Dulewicz and Higgs found that their measure of emotional intelligence accounted for 36 percent of the variance in organizational advancement whereas IQ accounted for 27 percent and MQ 16 percent. This suggests that EI contributes slightly more to career advancement than does IQ. However, there are several limitations to this study. One is that the measure of IQ involves surrogates-such as Judgment, Creativity, and Risk-Taking-that have questionable or uncertain relationships to standard measures of intelligence. Another limitation is that some competencies classified in the IQ and MQ domains-such as Self-Management, Initiative, and Risk-Taking-arguably belong in the EQ category. In addition, compared to the generic EI model described in this chapter, the study's EQ model fails to reflect the full spectrum of EI, omitting several key competencies, including any measure of Self-Awareness, a cluster of competencies that some research suggests is the cornerstone of emotional intelligence (Boyatzis, Goleman, & Rhee, 2000).
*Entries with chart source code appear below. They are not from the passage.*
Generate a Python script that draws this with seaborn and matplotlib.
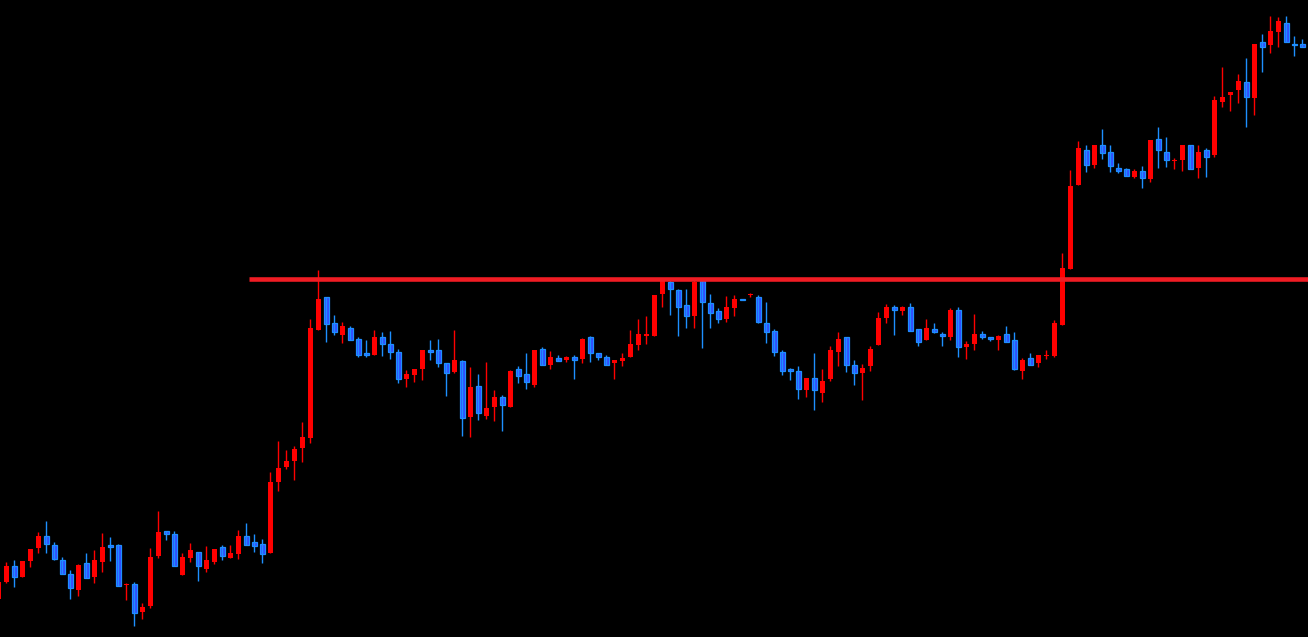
import matplotlib
matplotlib.use("Agg")
import matplotlib.pyplot as plt
import seaborn as sns
import numpy as np
import pandas as pd

# price data, one entry per candle
opens = [38, 55, 71, 60, 76, 89, 101, 92, 77, 63,
         47, 74, 60, 75, 92, 92, 52, 53, 25, 31,
         81, 106, 103, 62, 79, 85, 68, 75, 90, 79,
         83, 101, 95, 93, 84, 155, 170, 176, 189, 199,
         307, 340, 314, 302, 309, 298, 284, 282, 300, 293,
         285, 258, 262, 268, 287, 287, 274, 265, 276, 220,
         251, 221, 230, 240, 230, 268, 263, 252, 288, 272,
         279, 277, 280, 278, 300, 284, 280, 274, 276, 280,
         292, 301, 301, 343, 355, 347, 332, 321, 356, 334,
         326, 318, 329, 338, 342, 340, 314, 306, 285, 268,
         266, 247, 259, 244, 258, 285, 300, 272, 264, 271,
         292, 319, 330, 326, 330, 308, 297, 308, 303, 300,
         327, 290, 293, 303, 300, 297, 303, 297, 266, 279,
         274, 281, 281, 312, 368, 452, 487, 472, 492, 485,
         469, 468, 460, 466, 458, 498, 485, 476, 477, 492,
         469, 487, 482, 535, 542, 547, 555, 539, 595, 592,
         605, 614, 593, 593]
highs = [57, 75, 77, 76, 88, 105, 116, 95, 80, 67,
         73, 84, 87, 104, 100, 93, 54, 55, 34, 89,
         126, 106, 106, 84, 94, 85, 91, 88, 92, 92,
         107, 114, 103, 98, 165, 196, 187, 191, 215, 318,
         367, 340, 322, 315, 311, 300, 297, 307, 305, 306,
         288, 267, 268, 287, 297, 298, 274, 307, 277, 270,
         263, 275, 247, 242, 267, 271, 284, 287, 290, 286,
         282, 281, 282, 299, 301, 284, 282, 277, 284, 307,
         318, 321, 342, 359, 357, 348, 348, 357, 359, 343,
         329, 341, 342, 338, 344, 342, 335, 308, 287, 269,
         271, 259, 284, 268, 291, 305, 300, 277, 273, 291,
         325, 333, 332, 331, 334, 308, 318, 314, 305, 329,
         330, 296, 323, 306, 300, 302, 311, 305, 279, 284,
         282, 287, 317, 384, 467, 496, 492, 492, 508, 492,
         474, 469, 468, 471, 497, 510, 500, 479, 492, 492,
         492, 489, 541, 570, 545, 563, 579, 593, 603, 621,
         620, 621, 601, 598]
lows = [36, 54, 50, 60, 70, 84, 84, 77, 63, 38,
        41, 59, 54, 65, 76, 51, 37, 11, 18, 29,
        79, 97, 71, 62, 75, 56, 65, 73, 77, 79,
        78, 92, 85, 74, 84, 146, 168, 157, 175, 194,
        307, 295, 302, 294, 297, 280, 280, 282, 281, 278,
        254, 250, 255, 257, 277, 270, 241, 264, 201, 200,
        217, 218, 216, 206, 230, 254, 248, 250, 272, 268,
        276, 275, 258, 274, 275, 277, 272, 258, 271, 280,
        287, 293, 301, 330, 322, 301, 309, 309, 289, 309,
        314, 315, 321, 337, 340, 314, 294, 281, 262, 257,
        238, 240, 227, 235, 256, 271, 265, 252, 237, 266,
        292, 314, 302, 322, 306, 291, 297, 304, 291, 297,
        280, 278, 287, 298, 296, 287, 295, 267, 258, 272,
        270, 278, 280, 312, 368, 452, 465, 469, 478, 465,
        464, 461, 459, 449, 455, 469, 470, 468, 466, 468,
        459, 460, 480, 530, 526, 534, 510, 522, 565, 584,
        590, 595, 581, 590]
closes = [55, 71, 60, 76, 88, 101, 93, 78, 63, 49,
          72, 59, 77, 90, 90, 51, 53, 24, 30, 80,
          105, 103, 71, 80, 87, 71, 77, 88, 81, 84,
          101, 92, 91, 83, 155, 169, 176, 188, 200, 309,
          338, 313, 305, 311, 297, 282, 282, 300, 293, 285,
          258, 263, 268, 287, 285, 274, 264, 277, 219, 250,
          224, 229, 240, 232, 266, 261, 255, 287, 272, 280,
          276, 280, 277, 298, 284, 280, 272, 277, 279, 293,
          303, 303, 342, 357, 348, 330, 321, 355, 335, 324,
          318, 330, 338, 337, 343, 315, 305, 285, 266, 266,
          248, 259, 247, 256, 287, 298, 272, 264, 269, 288,
          319, 330, 327, 330, 306, 295, 309, 305, 301, 327,
          290, 293, 303, 300, 298, 301, 295, 268, 277, 272,
          282, 282, 314, 369, 451, 489, 472, 492, 484, 471,
          466, 461, 466, 459, 497, 487, 477, 477, 492, 468,
          485, 480, 537, 540, 545, 556, 540, 593, 590, 606,
          616, 595, 592, 590]

level = 358.5      # horizontal resistance line
level_start = 31.3  # bar index where the line begins

UP = "#ff0000"
DOWN_FILL = "#3348ff"
DOWN_EDGE = "#1e8fff"
LEVEL_COLOR = "#f01c24"

sns.set_theme(style="dark", rc={"axes.facecolor": "black", "figure.facecolor": "black"})

df = pd.DataFrame({"open": opens, "high": highs, "low": lows, "close": closes})
df["bar"] = np.arange(len(df))
df["bottom"] = df[["open", "close"]].min(axis=1)
df["body"] = (df["close"] - df["open"]).abs().clip(lower=1)
up = df[df["close"] >= df["open"]]
down = df[df["close"] < df["open"]]

fig = plt.figure(figsize=(13.08, 6.37), dpi=100)
ax = fig.add_axes([0, 0, 1, 1])
ax.set_facecolor("black")

# wicks
ax.vlines(up["bar"], up["low"], up["high"], color=UP, linewidth=1.0)
ax.vlines(down["bar"], down["low"], down["high"], color=DOWN_EDGE, linewidth=1.0)

# bodies
ax.bar(up["bar"], up["body"], bottom=up["bottom"], width=0.64, color=UP, linewidth=0)
ax.bar(down["bar"], down["body"], bottom=down["bottom"], width=0.56,
       color=DOWN_FILL, edgecolor=DOWN_EDGE, linewidth=0.9)

ax.hlines(level, level_start, len(df) + 1, color=LEVEL_COLOR, linewidth=3.3)

ax.set_xlim(0.2125, 163.7125)
ax.set_ylim(0, 637)
ax.set_axis_off()

fig.savefig("out.png", dpi=100, facecolor="black")
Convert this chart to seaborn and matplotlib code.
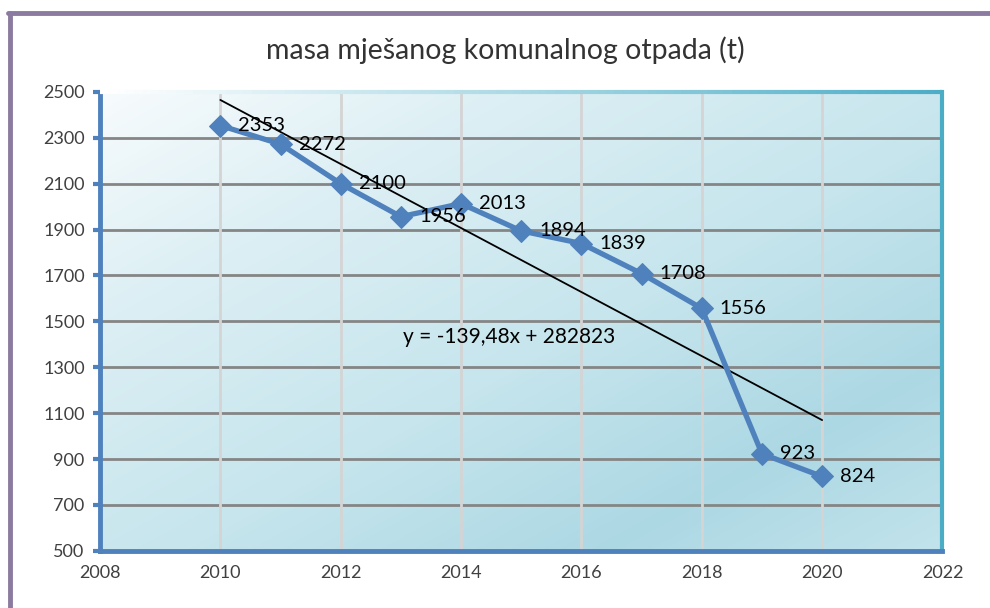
import numpy as np
import pandas as pd
import seaborn as sns
import matplotlib
matplotlib.use("Agg")
import matplotlib.pyplot as plt
from matplotlib.lines import Line2D
from matplotlib.collections import LineCollection
from matplotlib.colors import LinearSegmentedColormap

# data: mixed municipal waste mass (t) per year
years = [2010, 2011, 2012, 2013, 2014, 2015, 2016, 2017, 2018, 2019, 2020]
masa = [2353, 2272, 2100, 1956, 2013, 1894, 1839, 1708, 1556, 923, 824]
x_ticks = [2008, 2010, 2012, 2014, 2016, 2018, 2020, 2022]
y_ticks = [500, 700, 900, 1100, 1300, 1500, 1700, 1900, 2100, 2300, 2500]

df = pd.DataFrame({"godina": years, "masa": masa})

sns.set_style("white")
plt.rcParams["font.family"] = ["Lato", "DejaVu Sans"]

fig = plt.figure(figsize=(9.9, 6.08), dpi=100)
ax = fig.add_axes([0.101, 0.094, 0.851, 0.755])

# diagonal gradient background (white top-left, darkest band near bottom-right)
grad_cmap = LinearSegmentedColormap.from_list(
    "bg", [(0.0, "#f7fbfd"), (0.25, "#dceff4"), (0.55, "#c6e5ed"),
           (0.8, "#acd8e4"), (1.0, "#c2e3eb")])
gx, gy = np.meshgrid(np.linspace(0, 1, 200), np.linspace(0, 1, 200))
ax.imshow((gx + gy) / 2, cmap=grad_cmap, extent=[0, 1, 0, 1],
          transform=ax.transAxes, aspect="auto", zorder=0, origin="upper")

ax.set_xlim(2008, 2022)
ax.set_ylim(500, 2500)
ax.set_xticks(x_ticks)
ax.set_yticks(y_ticks)

for y in y_ticks[1:-1]:
    ax.axhline(y, color="#858585", lw=2, zorder=1)
for x in x_ticks[1:-1]:
    ax.axvline(x, color="#d4d4d4", lw=2, zorder=1)

# linear trendline
k, b = np.polyfit(years, masa, 1)
tx = np.array([years[0], years[-1]])
ax.plot(tx, k * tx + b, color="black", lw=1.3, zorder=3)
eq = "y = {:.2f}x + {:.0f}".format(k, b).replace(".", ",")
ax.text(2013.03, 1432, eq, fontsize=15, color="black", va="center", zorder=5)

sns.lineplot(data=df, x="godina", y="masa", ax=ax, color="#4f81bd", lw=3.8,
             marker="D", markersize=11, markeredgecolor="#4f81bd", zorder=4)

for x, y in zip(years, masa):
    ax.annotate(str(y), (x, y), xytext=(13, 0), textcoords="offset points",
                ha="left", va="center", fontsize=14.5, color="black", zorder=5)

ax.set_xlabel("")
ax.set_ylabel("")
ax.tick_params(axis="y", direction="out", length=5, width=3, color="#4f81bd",
               labelsize=13, labelcolor="#404040", pad=6, left=True)
ax.tick_params(axis="x", length=0, labelsize=13, labelcolor="#404040", pad=10)

ax.spines["left"].set_color("#4f81bd")
ax.spines["left"].set_linewidth(3.5)
ax.spines["bottom"].set_color("#4f81bd")
ax.spines["bottom"].set_linewidth(3.5)
ax.spines["top"].set_visible(False)
ax.spines["right"].set_color("#4bacc6")
ax.spines["right"].set_linewidth(3)

# top border fades from white to teal
top_cmap = LinearSegmentedColormap.from_list("top", ["#ffffff", "#a9d8e4", "#4bacc6"])
sx = np.linspace(0, 1, 101)
segs = [[(sx[i], 1), (sx[i + 1], 1)] for i in range(100)]
top = LineCollection(segs, colors=top_cmap(sx[:-1]), lw=3,
                     transform=ax.transAxes, clip_on=False, zorder=6)
ax.add_collection(top)

fig.text(0.51, 0.918, "masa mješanog komunalnog otpada (t)", ha="center",
         va="center", fontsize=20.5, color="#333333")

# purple frame lines at top and left
fig.add_artist(Line2D([0.008, 1.0], [0.979, 0.979], color="#8b7ba0", lw=3.5))
fig.add_artist(Line2D([0.0101, 0.0101], [0.0, 0.979], color="#8b7ba0", lw=3.5))

fig.savefig("out.png", dpi=100)
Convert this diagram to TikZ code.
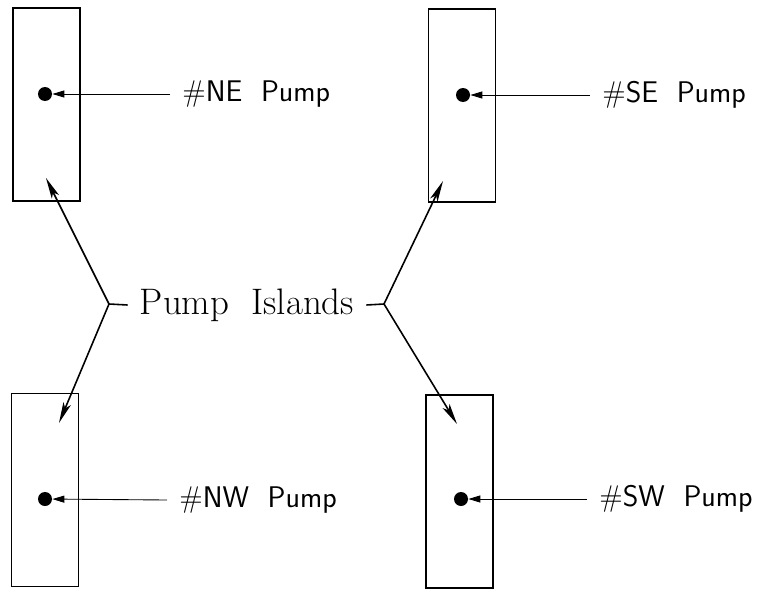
\documentclass[tikz,border=0pt]{standalone}
\usepackage{fontspec}
\usepackage{tikz}
\usetikzlibrary{arrows.meta}

\begin{document}
\begin{tikzpicture}[x=0.02cm, y=-0.02cm,
	isle/.style={draw, line width=1.1pt, minimum width=1.34cm, minimum height=3.86cm, inner sep=0pt},
	pumpdot/.style={circle, fill, inner sep=0pt, minimum size=0.28cm},
	pumplabel/.style={anchor=west, inner xsep=0.24cm, inner ysep=0pt, font=\sffamily\fontsize{17}{20}\selectfont},
	lead/.style={line width=0.5pt, -{Triangle[length=0.24cm, width=0.14cm]}},
	pointer/.style={line width=0.9pt, -{Stealth[length=0.42cm, width=0.16cm, inset=0.1cm]}}]
	\useasboundingbox (0,0) rectangle (761,592);
	\node[isle] (isleNE) at (46.5,104.5) {};
	\node[isle] (isleSE) at (462,105.5) {};
	\node[isle] (isleNW) at (45,490) {};
	\node[isle] (isleSW) at (459.5,491.5) {};
	\node[pumpdot] (dotNE) at (45,94) {};
	\node[pumpdot] (dotSE) at (463,95) {};
	\node[pumpdot] (dotNW) at (45,499) {};
	\node[pumpdot] (dotSW) at (461,499) {};
	\node[pumplabel] (labNE) at (170,94) {\#NE\ \ Pump};
	\node[pumplabel] (labSE) at (590,95) {\#SE\ \ Pump};
	\node[pumplabel] (labNW) at (167,500) {\#NW\ \ Pump};
	\node[pumplabel] (labSW) at (587,499) {\#SW\ \ Pump};
	\draw[lead] (labNE.west) -- (dotNE);
	\draw[lead] (labSE.west) -- (dotSE);
	\draw[lead] (labNW.west) -- (dotNW);
	\draw[lead] (labSW.west) -- (dotSW);
	\node[inner xsep=0.24cm, font=\fontsize{21}{25}\selectfont\addfontfeature{LetterSpace=5}] (islands) at (247,305) {Pump\ \ Islands};
	\coordinate (forkL) at (109,304);
	\coordinate (forkR) at (384,304);
	\coordinate (tipNE) at (46,178);
	\coordinate (tipNW) at (59,423);
	\coordinate (tipSE) at (443,181);
	\coordinate (tipSW) at (457,424);
	\draw[line width=0.9pt] (islands.west) -- (forkL);
	\draw[line width=0.9pt] (islands.east) -- (forkR);
	\draw[pointer] (forkL) -- (tipNE);
	\draw[pointer] (forkL) -- (tipNW);
	\draw[pointer] (forkR) -- (tipSE);
	\draw[pointer] (forkR) -- (tipSW);
\end{tikzpicture}
\end{document}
For all these reasons, this study seems to underestimate the effect of emotional intelligence on success.

The relative significance of emotional competencies compared to cognitive abilities has also been borne out by several converging analyses using different data sets. A competency study drawing on models from forty companies revealed that strengths in purely cognitive capacities were 27 percent more frequent in the stars than in the average performers, whereas greater strengths in emotional competencies were 53 percent more frequent (Goleman, 1998b). In Boyatzis's classic 1982 study of more than two thousand supervisors, middle managers, and executives at twelve organizations, all but two of the sixteen abilities setting the star apart from the average performers were emotional competencies. And an analysis of job competencies at 286 organizations worldwide by Spencer and Spencer (1993) indicated that eighteen of the twenty-one competencies in their generic model for distinguishing superior from average performers were EI based. However, a more definitive analysis-particularly a multiple regression using such a data set-remains to be done. My prediction is that when such a study is done, EI-based competencies will have greater power than IQ-based measures in predicting which individuals in a given job pool will be outstanding.